45. En la celebración de los sacramentos, la Iglesia transmite su
memoria, en particular mediante la profesión de fe. Ésta no consiste sólo en
asentir a un conjunto de verdades abstractas. Antes bien, en la confesión de
fe, toda la vida se pone en camino hacia la comunión plena con el Dios vivo.

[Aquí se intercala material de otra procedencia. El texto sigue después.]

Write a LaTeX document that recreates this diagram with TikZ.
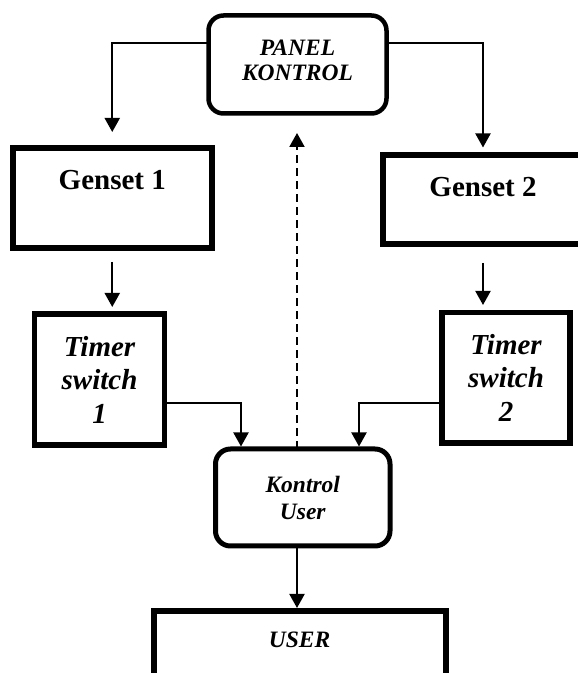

Podemos decir que en el Credo el creyente es invitado a entrar en el
misterio que profesa y a dejarse transformar por lo que profesa. Para entender
el sentido de esta afirmación, pensemos antes que nada en el contenido del Credo. Tiene una estructura trinitaria: el
Padre y el Hijo se unen en el Espíritu de amor. El creyente afirma así que el
centro del ser, el secreto más profundo de todas las cosas, es la comunión
divina. Además, el Credo contiene también una profesión
cristológica: se recorren los misterios de la vida de Jesús hasta su muerte,
resurrección y ascensión al cielo, en la espera de su venida gloriosa al final
de los tiempos. Se dice, por tanto, que este Dios comunión, intercambio de amor
entre el Padre y el Hijo en el Espíritu, es capaz de abrazar la historia del
hombre, de introducirla en su dinamismo de comunión, que tiene su origen y su
meta última en el Padre. Quien confiesa la fe, se ve implicado en la verdad que
confiesa. No puede pronunciar con verdad las palabras del Credo sin ser transformado, sin inserirse en
la historia de amor que lo abraza, que dilata su ser haciéndolo parte de una
comunión grande, del sujeto último que pronuncia el Credo, que es la Iglesia. Todas
las verdades que se creen proclaman el misterio de la vida nueva de la fe como
camino de comunión con el Dios vivo.
[38] Cf. De nuptiis et
concupiscentia, I, 4, 5: PL 44,413: « Habent quippe intentionem generandi
regenerandos, ut qui ex eis saeculi filii nascuntur in Dei filios renascantur ».